Is it bad to set ACL to @Everyone Full Control

Hi!

I am new to Truenas, and have been having constant trouble with app permissions. I have never heard anybody mentioning their data leaked or disrupted due to malware; and I am the only human user on this machine. Is it okay to set @Everyone Full Control for all the datasets?

Best,
Allen

This Is kinda counter intuitive.

Just because you have never heard of a data leak from TrueNAS does NOT mean that:

  1. It has never actually happened - most leaks are not known about by the data owner, and most data leaks that are discovered are not reported or publicised.

  2. Security settings are unimportant.

In the end, it will depend on what data you are holding, and the security of the network you are running it on.

  1. What are the consequences of your data leaking? If the data you are holding is already all public data (e.g. copies of wikipedia), then there is actually no privacy to lose if someone hacks in and takes a copy. But if the data holds personal information that you don’t want to be known to fraudsters (who can use it to e.g. make fraudulent transactions on your credit card or impersonate you using your SSN to empty your bank account), then the consequences of data loss can be much greater.

  2. What are the risks? If your TrueNAS server is on a wired-ethernet network that is NOT connected to the internet and in a physically secure location, the risks of data being exfiltrated are probably very small because someone will require physical access inside the building in order to plug into the network. If your network is internet connected (so someone can potentially hack through your router / firewall) or if you have wifi (so that someone sat outside can hack in), the risks are bigger. If (for any reason) you have opened ports from the internet to your TN server, the risks are much much much greater.

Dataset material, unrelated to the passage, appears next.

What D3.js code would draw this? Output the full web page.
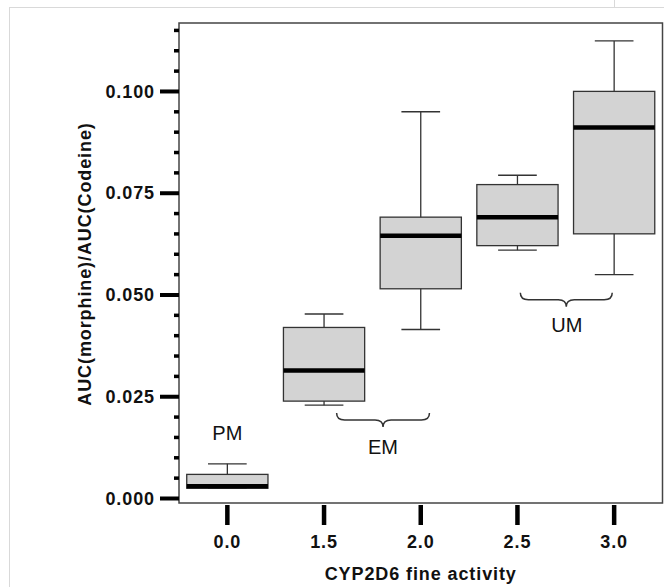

  3. Do you have intrusion detection? If someone does hack in, how will you know?

My own advice is that “an ounce of prevention is worth a ton of cure” i.e. for the sake of a bit of a learning curve to get the ACLs right, do set security to restrict access to the minimum you need. (There will still be enough risks remaining to keep you worried if someone gets hold of your user name / eail address and password (which you may not have changed for decades and which you might use to register on web sites).

It’s important to note that everyone@ maps to Other in convention UGO representation of permissions. Doing this is roughly equivalent to setting permissions to 777. Depending on the circumstances (if aclmode isn’t set to RESTRICTED for instance), chmod() by an application will basically undo it for a given file. For that matter if the umask of the application is such that files are created with 755 permissions then the newly-created file will have a mode that represents the umask rather than 777. This means you’ll probably end up spending considerable time trying to track down permissions issues or wondering why applications don’t have access and repeatedly running recursive permissions changes.

TL;DR, you’re creating a headache for yourself and should probably just set permissions properly. For example, it’s not that hard to just grant the GROUP builtin_users FULL_CONTROL or MODIFY, which makes it so that all user accounts created on the NAS can read, write, modify in the dataset.

1 Like

Good to know. Thank you all for your input and after setting all dataset to full control for everyone, the immich app still fails to start and gets stuck on deploying. I then made empty folders for everything for another immich instance, which also stuck forever on deploying. I will get a separate pc for apps.